A law change could tackle the problem of fatal police chases

Early in the year, a police pursuit ended in a fatal crash that took the lives of two teenage boys in Christchurch. The vehicle being pursued was stolen by its occupants, and when they failed to stop for the responding authorities police spikes were set-up to get the vehicle to halt.

A month earlier, also in Christchurch, another police car chase resulted in the deaths of a pregnant mother and her partner who were fleeing from responding officers. The driver, Dennis Tunnicliffe, had failed to stop at a police checkpoint and was therefore pursued – only to careen and crash into a power pole.

These two serious incidents occurring within a month of each other sparked a nationwide discussion on the nature of police car chases, with opinions mixed if whether it is the fault of the police vehicle for chasing after the victims or if it is the fault of the victims for failing to stop for responding police.

An indisputable fact is that when motorists flee police vehicles they tend to drive recklessly, endangering not only themselves but innocent people in the vicinity also. Drivers who do not stop for police are therefore a risk to the greater society, and their behaviour needs to be addressed.

NZ First list-MP Darroch Ball

This is precisely what New Zealand First MP Darroch Ball is aiming to do with his recent Member’s Bill, the Land Transport (Fleeing Drivers) Amendment Bill. The legislation creates four new offences that will penalize people who even attempt to evade pursuing police officers.

As per the Bill’s digest, those four new sanctions include:  fleeing from police, fleeing from the police while driving recklessly
or dangerously, fleeing from police while driving recklessly or dangerously and causing injury, and fleeing from police while driving recklessly or dangerously and causing death.

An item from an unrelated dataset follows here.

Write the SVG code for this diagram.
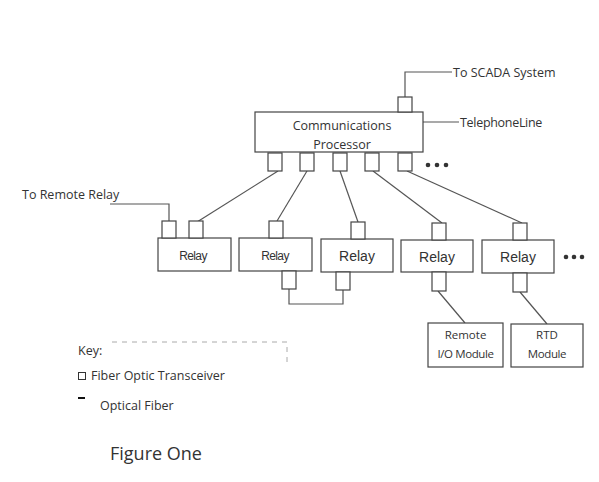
<svg xmlns="http://www.w3.org/2000/svg" width="599" height="482" viewBox="0 0 599 482">
<style>
.box{fill:#fff;stroke:#444;stroke-width:1.2}
.ln{fill:none;stroke:#555;stroke-width:1.2}
.t{font-family:"Open Sans","Noto Sans",sans-serif;fill:#333}
.r{font-family:"Liberation Sans",Arial,sans-serif;fill:#333;text-anchor:middle}
.dot{fill:#333}
</style>
<rect width="599" height="482" fill="#fff"/>
<g id="connectors">
<path class="ln" d="M405,97 V72 H452"/>
<path class="ln" d="M423,122 H459"/>
<path class="ln" d="M169,222 V204 H110"/>
<path class="ln" d="M278,171 L197,222"/>
<path class="ln" d="M307,171 L277,221"/>
<path class="ln" d="M340,171 L358,222"/>
<path class="ln" d="M373,171 L442,223"/>
<path class="ln" d="M407,171 L522,223"/>
<path class="ln" d="M289,289 V304 H343 V290"/>
<path class="ln" d="M438,291 L465,323"/>
<path class="ln" d="M520,292 L547,324"/>
</g>
<g id="processor">
<rect class="box" x="255" y="112" width="168" height="40"/>
<text class="t" x="342" y="130" text-anchor="middle" font-size="12.5">Communications</text>
<text class="t" x="342" y="149" text-anchor="middle" font-size="12.5">Processor</text>
<rect class="box" x="398" y="97" width="14" height="15"/>
<rect class="box" x="268" y="153" width="14" height="18"/>
<rect class="box" x="300" y="153" width="14" height="18"/>
<rect class="box" x="333" y="153" width="14" height="18"/>
<rect class="box" x="365" y="153" width="14" height="18"/>
<rect class="box" x="398" y="153" width="14" height="18"/>
<circle class="dot" cx="428" cy="165" r="2.3"/>
<circle class="dot" cx="437" cy="165" r="2.3"/>
<circle class="dot" cx="446" cy="165" r="2.3"/>
</g>
<g id="labels">
<text class="t" x="453" y="77" font-size="12.5">To SCADA System</text>
<text class="t" x="460" y="127" font-size="12.5" letter-spacing="-0.3">TelephoneLine</text>
<text class="t" x="22" y="199" font-size="12.5">To Remote Relay</text>
</g>
<g id="relay1">
<rect class="box" x="158" y="238" width="73" height="33"/>
<rect class="box" x="162" y="221" width="14" height="17"/>
<rect class="box" x="189" y="221" width="14" height="17"/>
<text class="r" x="193" y="260" font-size="12" letter-spacing="-0.6">Relay</text>
</g>
<g id="relay2">
<rect class="box" x="239" y="238" width="73" height="33"/>
<rect class="box" x="269" y="221" width="14" height="17"/>
<rect class="box" x="282" y="271" width="14" height="18"/>
<text class="r" x="275" y="260" font-size="12" letter-spacing="-0.6">Relay</text>
</g>
<g id="relay3">
<rect class="box" x="321" y="239" width="72" height="33"/>
<rect class="box" x="351" y="222" width="14" height="17"/>
<rect class="box" x="336" y="272" width="14" height="18"/>
<text class="r" x="357" y="261" font-size="14">Relay</text>
</g>
<g id="relay4">
<rect class="box" x="401" y="240" width="72" height="32"/>
<rect class="box" x="432" y="223" width="14" height="17"/>
<rect class="box" x="432" y="272" width="14" height="19"/>
<text class="r" x="437" y="262" font-size="14">Relay</text>
</g>
<g id="relay5">
<rect class="box" x="482" y="240" width="72" height="33"/>
<rect class="box" x="513" y="223" width="14" height="17"/>
<rect class="box" x="513" y="273" width="14" height="19"/>
<text class="r" x="518" y="262" font-size="14">Relay</text>
<circle class="dot" cx="566" cy="257" r="2.3"/>
<circle class="dot" cx="574" cy="257" r="2.3"/>
<circle class="dot" cx="582" cy="257" r="2.3"/>
</g>
<g id="remote-io">
<rect class="box" x="428" y="323" width="75" height="44"/>
<text class="t" x="465.5" y="339" text-anchor="middle" font-size="11.5">Remote</text>
<text class="t" x="465.5" y="358" text-anchor="middle" font-size="11.5" letter-spacing="-0.4">I/O Module</text>
</g>
<g id="rtd">
<rect class="box" x="511" y="324" width="72" height="43"/>
<text class="t" x="547" y="339" text-anchor="middle" font-size="11.5">RTD</text>
<text class="t" x="547" y="358" text-anchor="middle" font-size="11.5" letter-spacing="-0.4">Module</text>
</g>
<g id="key">
<path d="M112,342 H287 V364" fill="none" stroke="#aaa" stroke-width="1" stroke-dasharray="5,5"/>
<text class="t" x="78" y="355" font-size="12.5">Key:</text>
<rect x="78.5" y="372.5" width="7" height="7" fill="none" stroke="#333" stroke-width="1"/>
<text class="t" x="91" y="380" font-size="12.5">Fiber Optic Transceiver</text>
<rect x="78" y="397" width="7" height="2" fill="#111"/>
<text class="t" x="100" y="410" font-size="12.5">Optical Fiber</text>
<text class="t" x="110" y="460" font-size="18" fill="#444">Figure One</text>
</g>
</svg>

The first imposes a penalty immediately if a driver flees the police,  violators will face mandatory community service. If the fleeing driver does so ‘in a dangerous or reckless manner’, they face an immediate prison sentence of between six and twenty-four months.

Additionally, there will be increased penalties to drivers who flee and cause injury, as well as those who flee and cause deaths. The corresponding sanction for the latter offense will be on par with that of manslaughter, which is a maximum life sentence imprisonment.

Having different tiers of penalties will help deter reckless behaviour, that almost certainly causes injuries or deaths. Under current laws, there is no difference in penalty between fleeing a police vehicle and doing so recklessly – which is why drivers who evade responding police do so recklessly since they will face the same penalty anyway.

Adding to that, police tend to abandon chases when the motorists being pursued drive recklessly, in fear of causing damage or at worse, deaths. Doing so allows the persons of interest to go scot-free, which then encourages this behaviour.

(YOU CAN VIEW THE BILL BY CLICKING HERE)

According to the bill’s explanatory note: “The number of incidents abandoned by police have also increased from 20% in 2009 to over 55% in 2018. Fleeing drivers are choosing to deliberately drive dangerously in order for police to abandon and, if caught, suffer very few consequences.”

Darroch Ball notes that under the status quo, “fleeing drivers [now] understand that all they have to do is immediately begin to drive dangerously – wrong side of the road, excessive speed, putting the public in danger – and the pursuing police officer must abandon the pursuit.”

The bill also aims to rectify an amendment to the Land Transport Act introduced by the previous National-led government in 2017, coincidentally by its current party leader Simon Bridges. Ball has been critical of that amendment, saying that the penalty it introduced was “a slap on the wrist”.

By introducing an amendment of his own, NZ First’s law and order spokesperson hopes to bring an end to the reckless pursuits that have caused the deaths of those young boys from Christchurch as well as prevent the “police blame game” that occurs when a police pursuit ends in fatalities.

The list-MP based in Palmerston North introduced the bill as a response to the rampant police blaming in the aftermath of the fatal Christchurch police chase. In an op-ed for stuff.co.nz he wrote: “We need to stop focusing on police pursuits as being the cause of the problem and instead look at the individuals whose actions create the need for the pursuit in the first place.”

It is a good sign that he has the right idea on what is wrong under our current system, which means that his bill will address the issues that cause this problem. The hope now is that the bill be drawn from the ballot, and that it will gain support from his colleagues in Government.